A key advantage of all virtual environments is that of scaling. Being able to scale up microassemblies (such as MEMS) to a human ergonomic scale or reduce a very large assembly (such as an aircraft engine or wing) provides a very powerful cognitive tool that enhances the product development process. The engineer can design, analyse, manufacture and assemble and, then, scale the product back to its original size before generating a parts list and other downstream information. It is the contention of the applicants that the effectiveness of such interfaces, especially when enhanced by haptics, will considerably improve product design and manufacturing lead times.

However, despite much speculation about the productivity gains that might be delivered by virtual/haptic interfaces there is a dearth of serious comparative work to quantify the benefits.

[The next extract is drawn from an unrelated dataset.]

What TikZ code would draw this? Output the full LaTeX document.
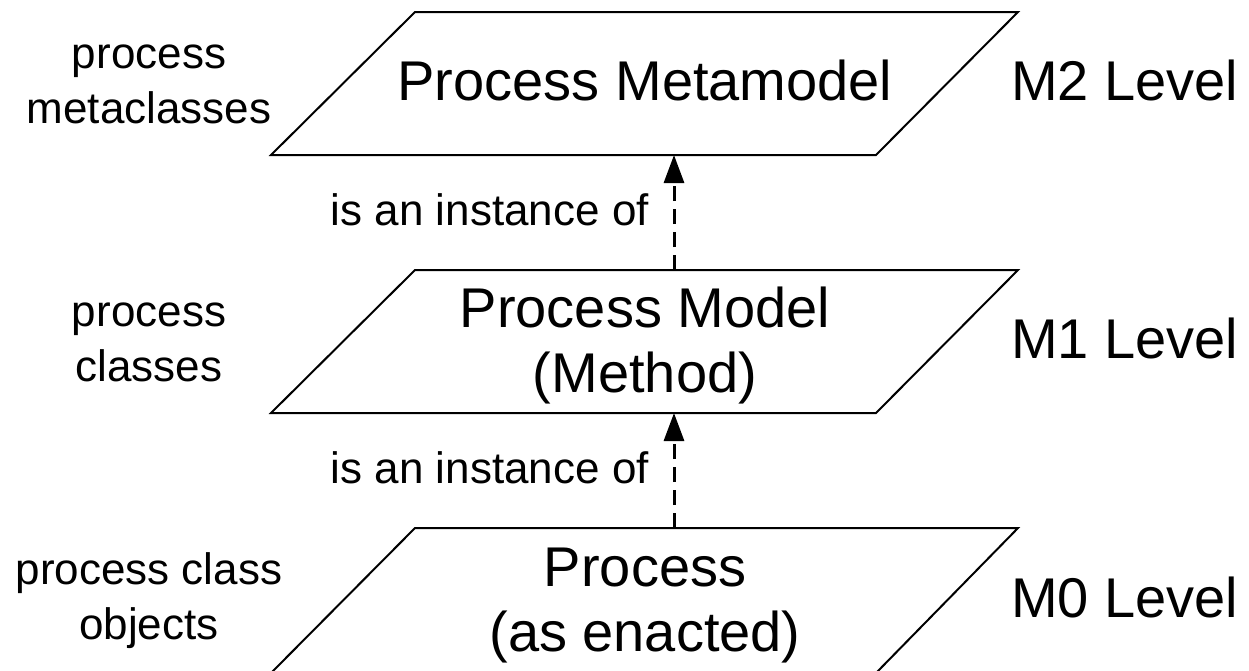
\documentclass[tikz,border=0pt]{standalone}
\usepackage{fontspec}
\setmainfont{Liberation Sans}
\usetikzlibrary{arrows.meta}
\tikzset{
  plane/.style={draw=black, line width=2pt, line join=miter},
  bigtxt/.style={font=\fontsize{56}{65}\selectfont, inner sep=0pt, anchor=base},
  sidetxt/.style={font=\fontsize{44}{55}\selectfont, inner sep=0pt, anchor=base},
  lvltxt/.style={font=\fontsize{56}{65}\selectfont, inner sep=0pt, anchor=base west},
  reltxt/.style={font=\fontsize{44}{55}\selectfont, inner sep=0pt, anchor=base east},
  instarrow/.style={line width=3pt, dash pattern=on 15pt off 8pt, -{Triangle[length=28pt,width=20pt]}}
}
\begin{document}
\begin{tikzpicture}[x=1pt,y=-1pt]
\useasboundingbox (0,0) rectangle (1249,670);
\clip (0,0) rectangle (1249,670);

% planes
\draw[plane] (271,155) -- (876,155) -- (1018,12) -- (415,12) -- cycle;
\draw[plane] (271,413) -- (876,413) -- (1018,270) -- (415,270) -- cycle;
\draw[plane] (271,673) -- (876,673) -- (1018,528) -- (415,528) -- cycle;

% connector end points on the plane edges
\coordinate (m2bot) at (674,155);
\coordinate (m1top) at (674,270);
\coordinate (m1bot) at (674,413);
\coordinate (m0top) at (674,528);

% plane texts
\node[bigtxt] (m2a) at (645,100) {Process Metamodel};
\node[bigtxt] (m1a) at (645,327) {Process Model};
\node[bigtxt] (m1b) at (645,392) {(Method)};
\node[bigtxt] (m0a) at (645,586) {Process};
\node[bigtxt] (m0b) at (645,651) {(as enacted)};

% left labels
\node[sidetxt] (l2a) at (149,68) {process};
\node[sidetxt] (l2b) at (149,123) {metaclasses};
\node[sidetxt] (l1a) at (149,326) {process};
\node[sidetxt] (l1b) at (149,381) {classes};
\node[sidetxt] (l0a) at (149,584) {process class};
\node[sidetxt] (l0b) at (149,639) {objects};

% right labels
\node[lvltxt] (r2) at (1011,100) {M2 Level};
\node[lvltxt] (r1) at (1011,358) {M1 Level};
\node[lvltxt] (r0) at (1011,617) {M0 Level};

% arrows
\draw[instarrow] (m1top) -- (m2bot);
\draw[instarrow] (m0top) -- (m1bot);
\node[reltxt] (i1) at (649,225) {is an instance of};
\node[reltxt] (i0) at (649,483) {is an instance of};
\end{tikzpicture}
\end{document}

Using haptic feedback and 3D stereo-rendering this project will create novel application interfaces to a range of macro/micro manufacturing and assembly tasks. This is an area of considerable current interest to both users and developers of CAD/CAM systems who know that better interfaces will lead to lower engineering costs and lead-times. This project will also deliver quantitative assessments of applications that use haptic feedback and 3D stereo-rendering for interactive design and manufacturing.

Scope:

This research programme aims to: Firstly to develop a novel test bed for virtual/haptic machining and assembly whose performance can be compared with functionally equivalent systems in current industrial use. Secondly to study human factors for evaluation of both user functionality and cognitive measures. This approach will enable the quantitative assessment of each applied technology and its associated interface.

This research programme builds on the foundations established by other EPSRC/SMI-funded work and has industrial support from leading commercial software and hardware vendors and several international and SME manufacturing companies.